Excerpted data:
____
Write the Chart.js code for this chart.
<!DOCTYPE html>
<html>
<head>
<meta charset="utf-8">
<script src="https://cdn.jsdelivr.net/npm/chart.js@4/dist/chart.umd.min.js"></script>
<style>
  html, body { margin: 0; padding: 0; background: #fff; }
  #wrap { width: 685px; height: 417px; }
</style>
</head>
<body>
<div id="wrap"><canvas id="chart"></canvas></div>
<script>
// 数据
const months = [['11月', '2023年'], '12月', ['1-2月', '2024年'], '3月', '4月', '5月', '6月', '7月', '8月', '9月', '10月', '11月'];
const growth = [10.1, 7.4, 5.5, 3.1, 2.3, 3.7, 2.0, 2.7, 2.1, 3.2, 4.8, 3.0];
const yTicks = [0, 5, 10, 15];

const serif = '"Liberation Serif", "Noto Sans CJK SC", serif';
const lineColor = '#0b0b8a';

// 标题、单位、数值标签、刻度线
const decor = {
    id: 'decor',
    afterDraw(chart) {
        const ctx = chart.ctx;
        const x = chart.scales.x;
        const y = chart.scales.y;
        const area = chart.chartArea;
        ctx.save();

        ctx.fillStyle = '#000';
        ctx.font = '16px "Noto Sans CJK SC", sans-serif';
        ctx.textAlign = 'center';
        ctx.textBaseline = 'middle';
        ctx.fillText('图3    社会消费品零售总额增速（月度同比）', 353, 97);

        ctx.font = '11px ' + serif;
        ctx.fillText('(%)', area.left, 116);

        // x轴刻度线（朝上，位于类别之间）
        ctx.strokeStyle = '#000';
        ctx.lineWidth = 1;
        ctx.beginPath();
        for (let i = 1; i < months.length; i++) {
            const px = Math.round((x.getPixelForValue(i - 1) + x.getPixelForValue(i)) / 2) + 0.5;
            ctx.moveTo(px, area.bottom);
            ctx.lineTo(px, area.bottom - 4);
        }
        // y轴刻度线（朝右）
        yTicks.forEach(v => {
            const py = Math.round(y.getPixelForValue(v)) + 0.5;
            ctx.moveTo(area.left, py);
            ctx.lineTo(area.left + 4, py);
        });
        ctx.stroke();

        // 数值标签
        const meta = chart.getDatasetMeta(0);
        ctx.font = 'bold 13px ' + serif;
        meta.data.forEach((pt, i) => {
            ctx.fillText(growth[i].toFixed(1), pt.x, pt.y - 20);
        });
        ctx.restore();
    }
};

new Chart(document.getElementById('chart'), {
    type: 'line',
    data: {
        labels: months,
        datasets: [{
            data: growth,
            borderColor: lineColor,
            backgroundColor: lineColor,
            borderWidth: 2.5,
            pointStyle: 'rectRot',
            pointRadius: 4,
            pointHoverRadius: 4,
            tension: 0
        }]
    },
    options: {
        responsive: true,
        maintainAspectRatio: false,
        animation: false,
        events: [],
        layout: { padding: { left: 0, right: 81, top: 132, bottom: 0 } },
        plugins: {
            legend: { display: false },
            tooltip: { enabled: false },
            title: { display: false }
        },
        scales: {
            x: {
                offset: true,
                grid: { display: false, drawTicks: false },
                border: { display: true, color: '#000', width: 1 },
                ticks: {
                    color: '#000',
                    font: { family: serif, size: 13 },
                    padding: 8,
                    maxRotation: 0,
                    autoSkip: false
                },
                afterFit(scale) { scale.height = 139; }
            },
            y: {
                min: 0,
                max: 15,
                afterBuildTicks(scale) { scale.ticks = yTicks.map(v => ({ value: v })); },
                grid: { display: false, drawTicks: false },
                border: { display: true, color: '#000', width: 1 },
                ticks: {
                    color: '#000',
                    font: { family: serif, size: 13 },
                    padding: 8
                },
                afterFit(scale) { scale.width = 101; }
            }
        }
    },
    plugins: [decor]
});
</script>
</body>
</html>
____
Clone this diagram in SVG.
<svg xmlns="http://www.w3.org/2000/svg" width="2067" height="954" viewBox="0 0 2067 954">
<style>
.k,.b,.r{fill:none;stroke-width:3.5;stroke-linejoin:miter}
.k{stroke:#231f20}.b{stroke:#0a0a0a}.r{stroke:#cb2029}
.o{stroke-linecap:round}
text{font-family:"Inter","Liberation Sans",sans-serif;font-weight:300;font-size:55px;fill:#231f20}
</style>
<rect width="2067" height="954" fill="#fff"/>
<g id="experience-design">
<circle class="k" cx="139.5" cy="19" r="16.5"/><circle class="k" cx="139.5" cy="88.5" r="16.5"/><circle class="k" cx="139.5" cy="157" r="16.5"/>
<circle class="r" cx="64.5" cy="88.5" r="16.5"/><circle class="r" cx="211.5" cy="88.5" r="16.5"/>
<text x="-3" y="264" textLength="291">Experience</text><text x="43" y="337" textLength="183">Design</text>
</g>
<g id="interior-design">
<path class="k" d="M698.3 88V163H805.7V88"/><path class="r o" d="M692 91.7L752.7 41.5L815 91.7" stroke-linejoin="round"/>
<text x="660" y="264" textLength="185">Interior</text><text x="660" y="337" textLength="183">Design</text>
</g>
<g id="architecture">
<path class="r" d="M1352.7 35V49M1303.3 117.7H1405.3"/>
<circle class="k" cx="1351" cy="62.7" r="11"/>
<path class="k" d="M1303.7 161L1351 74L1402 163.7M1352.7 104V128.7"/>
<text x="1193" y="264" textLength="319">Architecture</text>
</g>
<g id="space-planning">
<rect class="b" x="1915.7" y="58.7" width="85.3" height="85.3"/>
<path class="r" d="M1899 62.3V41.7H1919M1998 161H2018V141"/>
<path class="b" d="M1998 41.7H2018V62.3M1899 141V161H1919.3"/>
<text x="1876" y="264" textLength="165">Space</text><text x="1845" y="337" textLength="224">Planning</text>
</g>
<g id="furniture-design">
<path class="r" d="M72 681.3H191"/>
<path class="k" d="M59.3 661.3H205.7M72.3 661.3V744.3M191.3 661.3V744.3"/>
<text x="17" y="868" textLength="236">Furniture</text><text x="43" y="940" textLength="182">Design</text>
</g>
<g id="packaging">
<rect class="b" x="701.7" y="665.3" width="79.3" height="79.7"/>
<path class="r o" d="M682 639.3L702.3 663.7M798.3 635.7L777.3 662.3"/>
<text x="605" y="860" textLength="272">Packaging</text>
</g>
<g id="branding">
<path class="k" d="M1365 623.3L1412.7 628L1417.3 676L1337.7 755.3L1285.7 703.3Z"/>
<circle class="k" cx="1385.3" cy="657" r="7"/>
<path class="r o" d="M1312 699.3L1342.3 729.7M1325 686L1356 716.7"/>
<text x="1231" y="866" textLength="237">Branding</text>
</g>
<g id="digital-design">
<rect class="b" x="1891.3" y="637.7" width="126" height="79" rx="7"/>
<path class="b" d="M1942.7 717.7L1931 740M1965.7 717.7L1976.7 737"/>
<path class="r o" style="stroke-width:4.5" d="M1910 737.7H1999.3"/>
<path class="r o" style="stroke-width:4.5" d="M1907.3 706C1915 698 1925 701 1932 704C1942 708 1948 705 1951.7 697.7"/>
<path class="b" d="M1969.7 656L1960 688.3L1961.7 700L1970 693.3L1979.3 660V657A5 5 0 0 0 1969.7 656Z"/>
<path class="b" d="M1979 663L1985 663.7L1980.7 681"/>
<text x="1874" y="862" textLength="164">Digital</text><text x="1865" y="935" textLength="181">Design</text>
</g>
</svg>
____
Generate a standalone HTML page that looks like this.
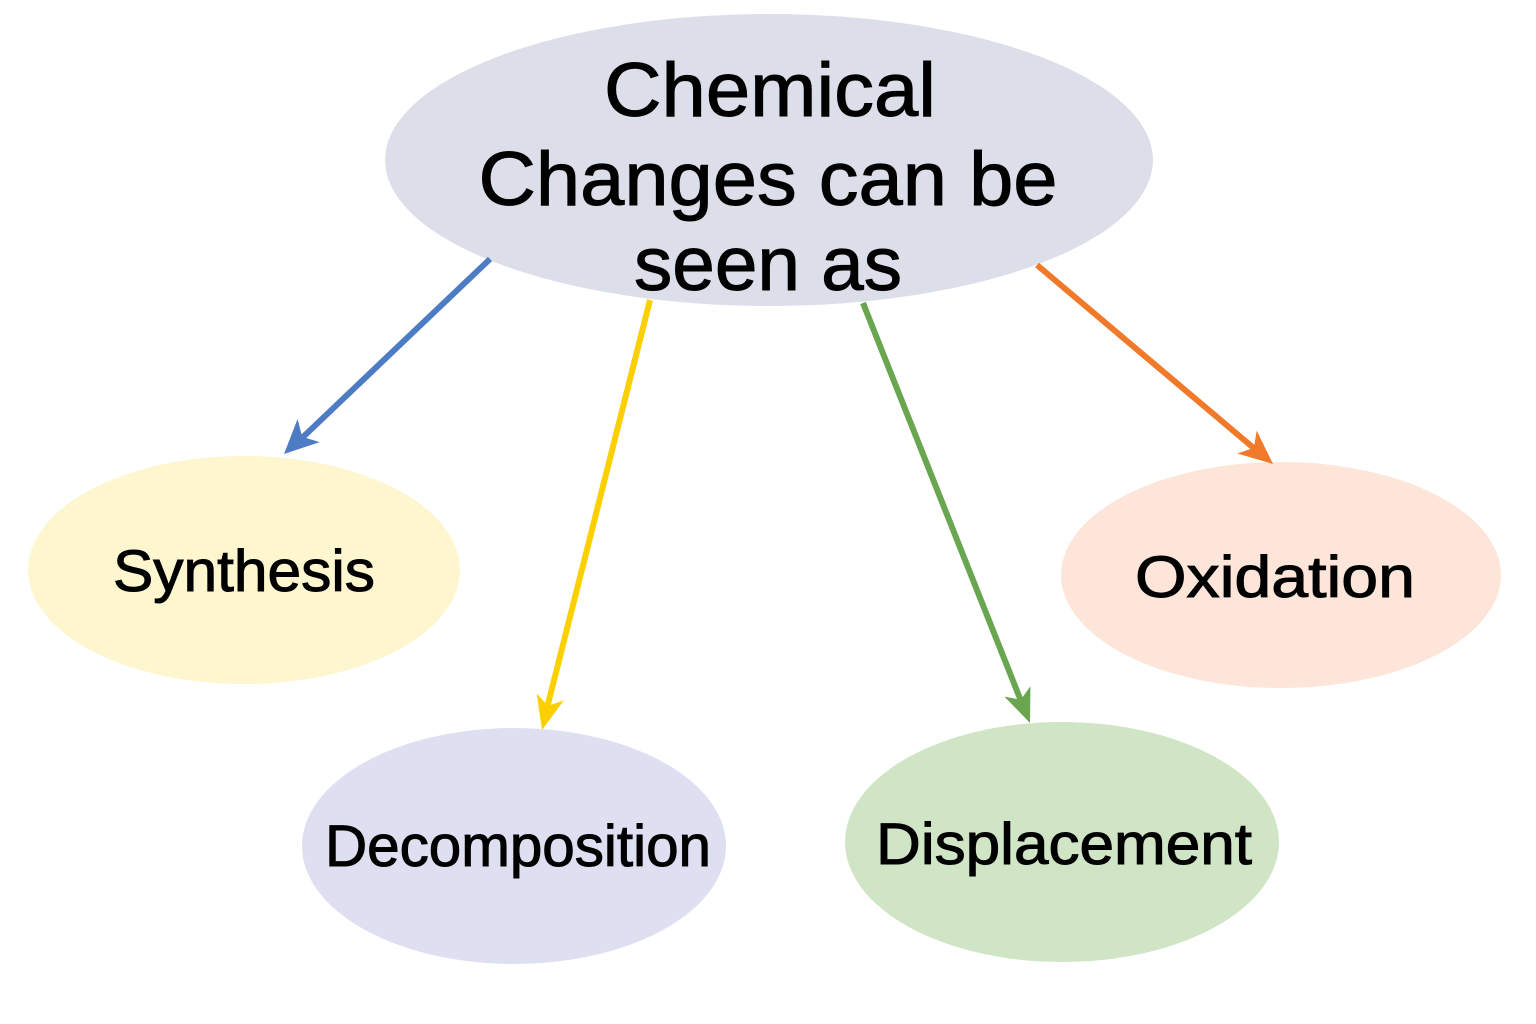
____
Exercise directions:
Extract only the lines from the line with "Write the Chart.js code for this chart." through the line with "ctx.save();", keeping both end lines exactly as they are.

The response:
Write the Chart.js code for this chart.
<!DOCTYPE html>
<html>
<head>
<meta charset="utf-8">
<script src="https://cdn.jsdelivr.net/npm/chart.js@4/dist/chart.umd.min.js"></script>
<style>
  html, body { margin: 0; padding: 0; background: #fff; }
  #wrap { width: 685px; height: 417px; }
</style>
</head>
<body>
<div id="wrap"><canvas id="chart"></canvas></div>
<script>
// 数据
const months = [['11月', '2023年'], '12月', ['1-2月', '2024年'], '3月', '4月', '5月', '6月', '7月', '8月', '9月', '10月', '11月'];
const growth = [10.1, 7.4, 5.5, 3.1, 2.3, 3.7, 2.0, 2.7, 2.1, 3.2, 4.8, 3.0];
const yTicks = [0, 5, 10, 15];

const serif = '"Liberation Serif", "Noto Sans CJK SC", serif';
const lineColor = '#0b0b8a';

// 标题、单位、数值标签、刻度线
const decor = {
    id: 'decor',
    afterDraw(chart) {
        const ctx = chart.ctx;
        const x = chart.scales.x;
        const y = chart.scales.y;
        const area = chart.chartArea;
        ctx.save();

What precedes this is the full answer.